A Comprehensive Analysis of Deep Regression

TL;DR

This paper systematically evaluates deep regression models in vision tasks, revealing that network architecture changes have less impact than data pre-processing, and that general-purpose networks can achieve near state-of-the-art results.

Contribution

First comprehensive analysis of deep regression techniques, including statistical evaluation across multiple vision tasks and insights into the impact of data pre-processing.

Findings

Data pre-processing variability exceeds architecture variability.

General-purpose networks like VGG-16 and ResNet-50 perform near state-of-the-art.

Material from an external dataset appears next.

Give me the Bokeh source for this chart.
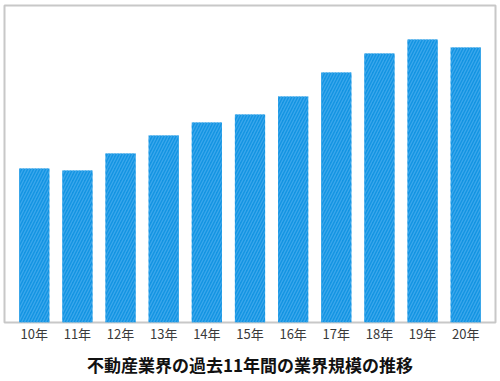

Statistical confidence intervals provided for performance metrics.

Abstract

Deep learning revolutionized data science, and recently its popularity has grown exponentially, as did the amount of papers employing deep networks. Vision tasks, such as human pose estimation, did not escape from this trend. There is a large number of deep models, where small changes in the network architecture, or in the data pre-processing, together with the stochastic nature of the optimization procedures, produce notably different results, making extremely difficult to sift methods that significantly outperform others. This situation motivates the current study, in which we perform a systematic evaluation and statistical analysis of vanilla deep regression, i.e. convolutional neural networks with a linear regression top layer. This is the first comprehensive analysis of deep regression techniques. We perform experiments on four vision problems, and report confidence intervals for the median performance as well as the statistical significance of the results, if any. Surprisingly, the variability due to different data pre-processing procedures generally eclipses the variability due to modifications in the network architecture. Our results reinforce the hypothesis according to which, in general, a general-purpose network (e.g. VGG-16 or ResNet-50) adequately tuned can yield results close to the state-of-the-art without having to resort to more complex and ad-hoc regression models.